Nostalgie ? Alors que les plateformes de VoD nous abreuvent soit d’une bouillie bridgtonienne massacrant l’héritage de Jane Austen, Charles Dickens et William Thackeray, soit de period dramas jouant avec la vérité historique pour miser sur la violence et le sexe, soit d’amourettes ados navrantes de niaiseries, je me demande où retrouver la saveur vraie du romantisme. Quand j’en arrive là, je me réfugie dans les méandres de Senso.
Un chef-d’œuvre sombre et flamboyant
Luchino Visconti tourne Senso en 1954. S’inspirant d’une nouvelle datée de 1883, Senso, carnet de la comtesse Livia de Camillo Boito, le réalisateur s’en saisit pour accoucher d’un chef d’œuvre aussi sombre que flamboyant. « Senso », en italien veut dire à la fois « sens », « sensation », mais aussi « répugnance ». Jouant sur cette contradiction, Visconti évoque l’histoire d’amour tragique entre la comtesse Livia et le lieutenant Franz Malher. Nous sommes en 1866, en Italie, à Venise, occupée par les Autrichiens. Livia est une patriote très proche des milieux nationalistes ; Franz est un officier de l’armée ennemie, en poste dans la cité des Doges.
Ils se rencontrent un soir à l’opéra, après une représentation particulièrement houleuse du Trouvère de Verdi. Le cousin de la comtesse défie Malher en duel. Duel qui n’aura pas lieu, Ussoni étant dénoncé et condamné à l’exil. Livia et Franz n’ont rien à voir, rien à faire ensemble ; pourtant ils se revoient, passent une nuit à déambuler dans Venise endormie. Une relation s’amorce : ils se retrouvent en cachette dans une chambre, s’aiment. Livia tombe passionnément amoureuse de cet homme plus jeune, grand séducteur, manipulateur également. Conscient de l’ascendant qu’il a sur cette ardente maîtresse, Franz Malher va se servir d’elle pour échapper aux affrontements qui se profilent entre Italiens et Autrichiens. Puis il va l’abandonner. La quitter de la pire des manières. Et elle va se venger.
L’esthétique de Visconti
Initialement le film aurait dû s’appeler « Custoza », nom d’une bataille doublée d’une cuisante défaite italienne face aux troupes austro-hongroises, défaite mise en scène par Visconti dans la seconde partie du film. La déchéance de la comtesse aurait alors pris ancrage dans une déchéance plus profonde, celle d’une classe sociale dirigeante condamnée par la modernité à venir (un thème également abordé dans Le Guépard).
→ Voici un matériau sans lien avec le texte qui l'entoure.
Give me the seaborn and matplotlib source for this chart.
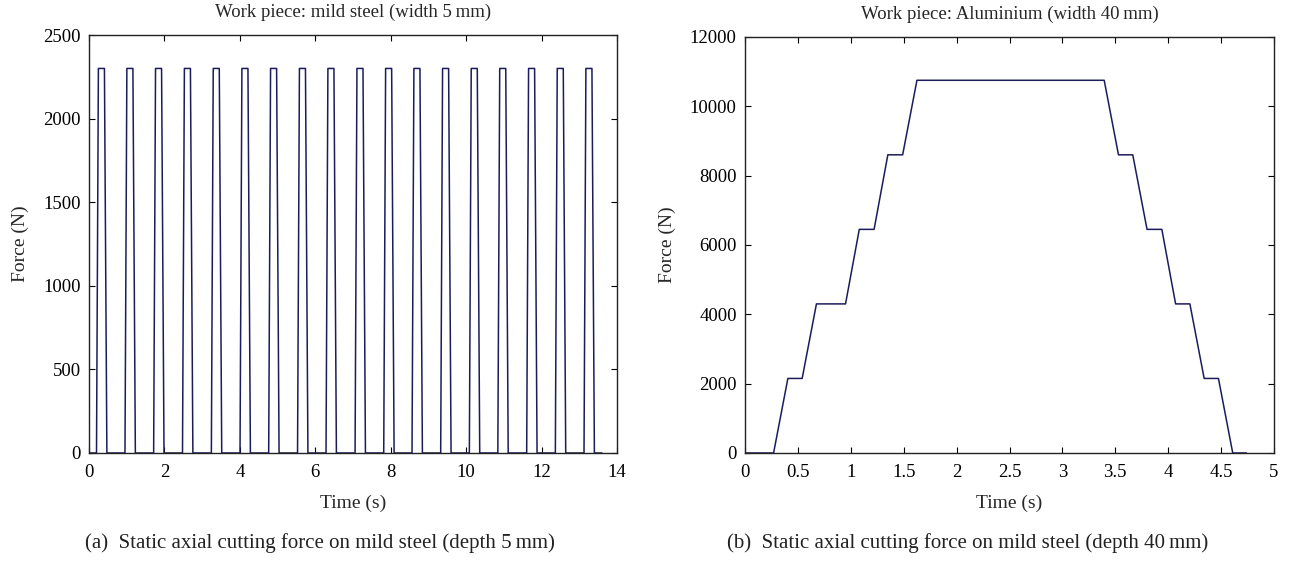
import numpy as np
import pandas as pd
import matplotlib
matplotlib.use("Agg")
import matplotlib.pyplot as plt
import seaborn as sns
from matplotlib.ticker import FuncFormatter

# ---------------- data ----------------
# (a) mild steel: pulse rise-start times (s), pulse height (N)
pulse_starts = [0.20, 0.955, 1.715, 2.48, 3.245, 4.005, 4.765, 5.53, 6.285,
                7.055, 7.815, 8.565, 9.325, 10.085, 10.84, 11.605, 12.365, 13.125]
pulse_force = 2300
pulse_rise = 0.05
pulse_top = 0.16
pulse_fall = 0.065
steel_end = 13.6

# (b) aluminium: corner points of the force profile
alu_time = [0.0, 0.27, 0.405, 0.54, 0.675, 0.95, 1.08, 1.22, 1.35, 1.49, 1.625,
            3.395, 3.53, 3.665, 3.80, 3.94, 4.07, 4.205, 4.34, 4.475, 4.61, 4.74]
alu_force = [0, 0, 2150, 2150, 4300, 4300, 6450, 6450, 8600, 8600, 10750,
             10750, 8600, 8600, 6450, 6450, 4300, 4300, 2150, 2150, 0, 0]

steel_xticks = [0, 2, 4, 6, 8, 10, 12, 14]
steel_yticks = [0, 500, 1000, 1500, 2000, 2500]
alu_xticks = [0, 0.5, 1, 1.5, 2, 2.5, 3, 3.5, 4, 4.5, 5]
alu_yticks = [0, 2000, 4000, 6000, 8000, 10000, 12000]

# build steel series from the read pulse times
st_t = [0.0]
st_f = [0]
for s in pulse_starts:
    st_t += [s, s + pulse_rise, s + pulse_rise + pulse_top,
             s + pulse_rise + pulse_top + pulse_fall]
    st_f += [0, pulse_force, pulse_force, 0]
st_t.append(steel_end)
st_f.append(0)
df_steel = pd.DataFrame({"t": st_t, "F": st_f})
df_alu = pd.DataFrame({"t": alu_time, "F": alu_force})

# ---------------- style ----------------
sns.set_style("ticks")
plt.rcParams["font.family"] = ["Liberation Serif", "DejaVu Serif"]

line_color = "#1c1c5c"
fig = plt.figure(figsize=(12.93, 5.63), dpi=100)
ax1 = fig.add_axes([0.0688, 0.1954, 0.4084, 0.7424])
ax2 = fig.add_axes([0.5762, 0.1954, 0.4091, 0.7390])

sns.lineplot(data=df_steel, x="t", y="F", ax=ax1, sort=False, estimator=None,
             color=line_color, linewidth=1.1)
sns.lineplot(data=df_alu, x="t", y="F", ax=ax2, sort=False, estimator=None,
             color=line_color, linewidth=1.1)

fmt = FuncFormatter(lambda v, p: "%g" % v)
for ax, xt, yt, title in [
    (ax1, steel_xticks, steel_yticks, "Work piece: mild steel (width 5\u2009mm)"),
    (ax2, alu_xticks, alu_yticks, "Work piece: Aluminium (width 40\u2009mm)"),
]:
    ax.set_xlim(xt[0], xt[-1])
    ax.set_ylim(yt[0], yt[-1])
    ax.set_xticks(xt)
    ax.set_yticks(yt)
    ax.xaxis.set_major_formatter(fmt)
    ax.yaxis.set_major_formatter(fmt)
    ax.tick_params(direction="in", top=True, right=True, length=4, width=0.8,
                   labelsize=13.5, colors="black")
    ax.tick_params(axis="x", pad=8)
    ax.tick_params(axis="y", pad=6)
    for sp in ax.spines.values():
        sp.set_visible(True)
        sp.set_color("#222222")
        sp.set_linewidth(1.0)
    ax.set_xlabel("Time (s)", fontsize=14, labelpad=10)
    ax.set_ylabel("Force (N)", fontsize=14, labelpad=10)
    ax.set_title(title, fontsize=13.5, pad=13)

fig.text(0.2475, 0.036, "(a)  Static axial cutting force on mild steel (depth 5\u2009mm)",
         ha="center", va="center", fontsize=15, color="#222222")
fig.text(0.748, 0.036, "(b)  Static axial cutting force on mild steel (depth 40\u2009mm)",
         ha="center", va="center", fontsize=15, color="#222222")

fig.savefig("out.png", dpi=100)
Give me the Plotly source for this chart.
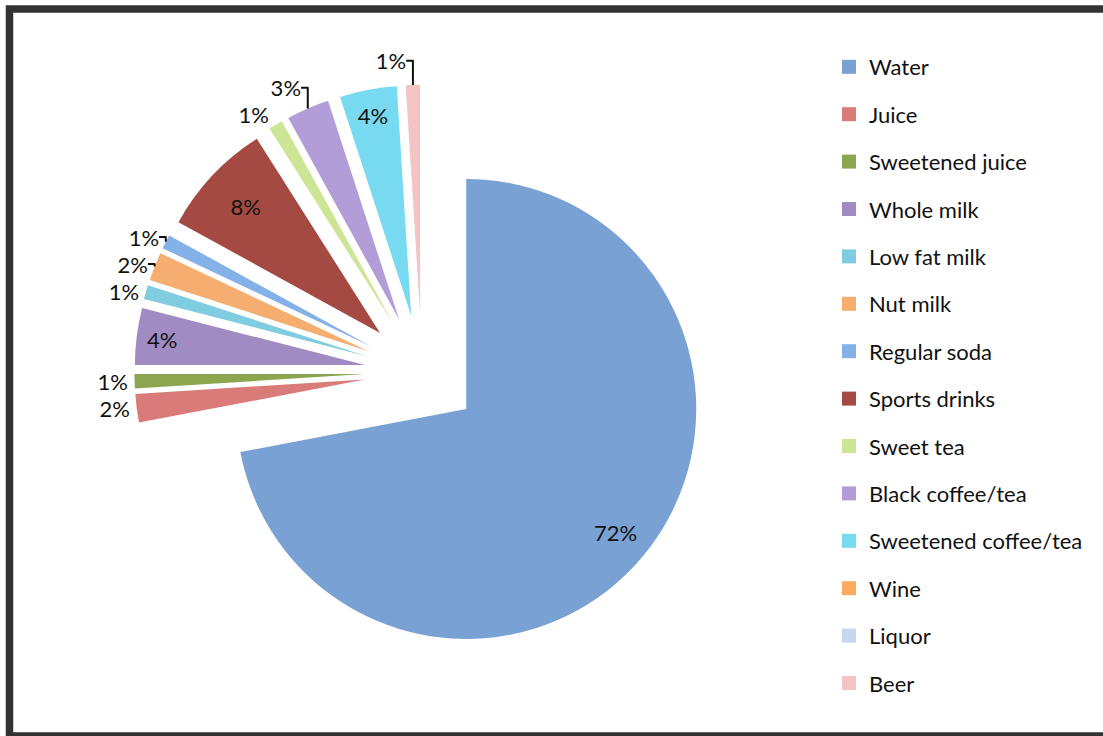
import math
import plotly.graph_objects as go

# Beverage shares (percent of drinks reported)
beverages = [
    "Water", "Juice", "Sweetened juice", "Whole milk", "Low fat milk",
    "Nut milk", "Regular soda", "Sports drinks", "Sweet tea",
    "Black coffee/tea", "Sweetened coffee/tea", "Wine", "Liquor", "Beer",
]
shares = [72, 2, 1, 4, 1, 2, 1, 8, 1, 3, 4, 0, 0, 1]

slice_colors = [
    "#79a1d4", "#d97c79", "#8ba64e", "#a08bc2", "#80cde2",
    "#f5ad70", "#84b1e8", "#a54a43", "#cde695",
    "#b39dd9", "#78daf0", "#fbaa5e", "#c6d6ef", "#f4c3c3",
]

label_side = [
    "inside", "outside", "outside", "inside", "outside",
    "outside", "outside", "inside", "outside",
    "outside", "inside", "outside", "outside", "outside",
]

FONT = "Lato"
W, H = 1103, 736
PULL = 0.25
DOM_X = [0.1219, 0.6432]
DOM_Y = [0.1035, 0.8848]

label_text = [f"{v}%" if v > 0 else "" for v in shares]
# the big Water slice gets its label placed near the rim, drawn separately below
pie_text = [""] + label_text[1:]

fig = go.Figure()

fig.add_trace(go.Pie(
    labels=beverages,
    values=shares,
    sort=False,
    direction="clockwise",
    rotation=0,
    pull=PULL,
    marker=dict(colors=slice_colors, line=dict(width=0)),
    text=pie_text,
    textinfo="text",
    textposition=label_side,
    insidetextorientation="horizontal",
    textfont=dict(family=FONT, size=22, color="#111111"),
    insidetextfont=dict(family=FONT, size=22, color="#111111"),
    outsidetextfont=dict(family=FONT, size=22, color="#111111"),
    showlegend=False,
    domain=dict(x=DOM_X, y=DOM_Y),
    hoverinfo="label+percent",
))

# Water label: along the slice bisector, at 84% of the radius from the slice tip
half_w = W * (DOM_X[1] - DOM_X[0]) / 2
half_h = H * (DOM_Y[1] - DOM_Y[0]) / 2
radius = min(half_w, half_h) / (1 + PULL)
cx = W * (DOM_X[0] + DOM_X[1]) / 2
cy = H * (1 - (DOM_Y[0] + DOM_Y[1]) / 2)
mid_angle = math.radians(shares[0] / sum(shares) * 360 / 2)
dist = radius * (PULL + 0.84)
lx = cx + dist * math.sin(mid_angle)
ly = cy - dist * math.cos(mid_angle)

annotations = [dict(
    x=lx / W, y=1 - ly / H, xref="paper", yref="paper",
    text=label_text[0], showarrow=False,
    font=dict(family=FONT, size=22, color="#111111"),
    xanchor="center", yanchor="middle",
)]

# legend entries, one group per beverage so the rows can be spaced out
for name, c in zip(beverages, slice_colors):
    fig.add_trace(go.Scatter(
        x=[None], y=[None], mode="markers", name=name, legendgroup=name,
        marker=dict(symbol="square", size=14, color=c),
        showlegend=True, hoverinfo="skip",
    ))

fig.update_layout(
    width=W, height=H,
    margin=dict(l=0, r=0, t=0, b=0, autoexpand=False),
    paper_bgcolor="white", plot_bgcolor="white",
    xaxis=dict(visible=False), yaxis=dict(visible=False),
    legend=dict(
        x=829 / W, y=1 - 46 / H, xanchor="left", yanchor="top",
        font=dict(family=FONT, size=22, color="#111111"),
        tracegroupgap=15.8, bgcolor="rgba(0,0,0,0)", borderwidth=0,
        itemclick=False, maxheight=H,
    ),
    annotations=annotations,
    shapes=[dict(
        type="rect", xref="paper", yref="paper",
        x0=9.5 / W, x1=1.02, y0=0.0, y1=1 - 9 / H,
        line=dict(color="#333333", width=7.5), fillcolor="rgba(0,0,0,0)",
        layer="above",
    )],
)

fig.write_html("out.html")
Frileux, les studios de production ont préféré misé sur l’historie d’amour plutôt que sur le message politique. La fin du film est ainsi bâclée. Il n’en demeure pas moins que Senso demeure un joyau, une référence en matière de narration et d’esthétique.
Costumes, décors, le réalisme cher à Visconti est partout, son souci du moindre détail, des formes, des couleurs, des objets, dans la splendeur des décors et des costumes d’apparat, dans l’effritement des parois séculaires de la Venise populaire, dans les gestes simples de Livia repeignant sa magnifique chevelure après avoir fait l’amour avec son perfide amant. Il y a les attitudes, les regards, la confusion, les visages qui se crispent… Des émotions fortes qu’on réprime comme on peut en ce temps où il faut sauver les apparences. Alida Valli, avec une grâce, un talent incroyables, joue la lente marche aux enfers d’une héroïne qui évoque une Anna Karenine vénitienne. Farley Granger est parfait dans le rôle de Franz, Don Juan sans courage ni éthique.
Scènes intimes ou séquences épiques, amours secrètes ou batailles historiques, Visconti, dans ce quatrième film, s’évade du cadre du mouvement néo-réaliste pour embrasser le genre de la fresque historique, dont il deviendra un spécialiste. Jamais mièvre, profond, juste, émouvant, son récit est chargé d’un romantisme bouleversant, qui redonne ses lettres de noblesse à un genre trop souvent galvaudé. Personne, après avoir vu ce film magistral, n’oubliera la silhouette de Livia, folle à lier, errant dans les ombres en hurlant le nom de son amant infidèle. Pas de bluette ni de roman de gare : ici on touche au tragique. C’est triste, c’est beau. C’est.